Personal information
- Born: March 29, 1994 (age 32) Lake Placid, New York, U.S.
- Height: 5 ft 10 in (178 cm)

Sport
- Sport: Skiing
- Club: New York Ski Educational Foundation

World Cup career
- Seasons: 2012-
- Indiv. podiums: 0
- Indiv. wins: 0

Achievements and titles
- Personal best: 135m

= Nina Lussi =

American ski jumper (born 1994)

Nina Lussi (born March 29, 1994, in Lake Placid, New York) is an American ski jumper and four-time national champion.

As a young jumper, Lussi won several Junior Olympic titles in Special Jumping and Nordic Combined.
She also competed in track and field in the 400 meters and triple jump. Her debut on the international circuit was in 2009 at the Junior World Championships in Strebske Pleso, Slovakia, where she placed 26th. Nina Lussi graduated from the Austrian Schigymnasium Stams in 2013 and went on to study business at the University of Utah.

Lussi's best results are the Continental Cup competitions in Falun, Sweden (March 1, 2014, March 2, 2014), where she placed 1st and 2nd respectively.
Her first World Cup start was in Hinzenbach, Austria (February 4, 2012). Lussi's personal best is 135 meters in Planica, Slovenia.

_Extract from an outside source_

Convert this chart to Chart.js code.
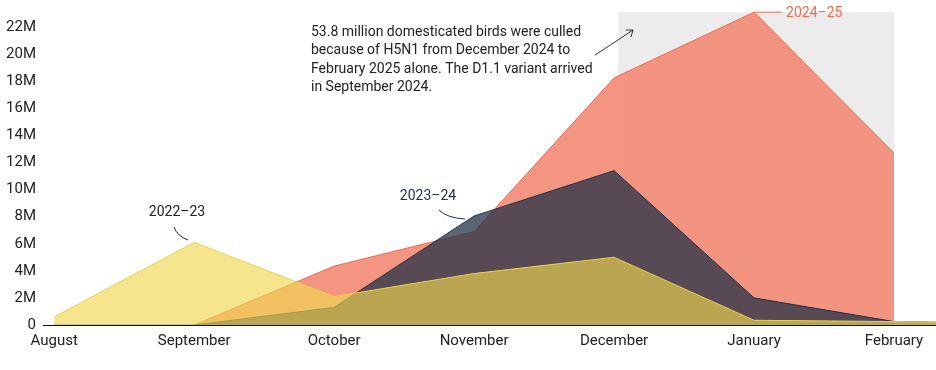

Nina Lussi is the great-granddaughter of famous figure skating coach Gustave Lussi. She has two siblings Miles and Danielle who are inactive ski jumpers. Miles is a water skier at California Polytechnic State University, San Luis Obispo. Danielle is a student at Harvard University and is on the polo team as well as a writer for The Harvard Crimson.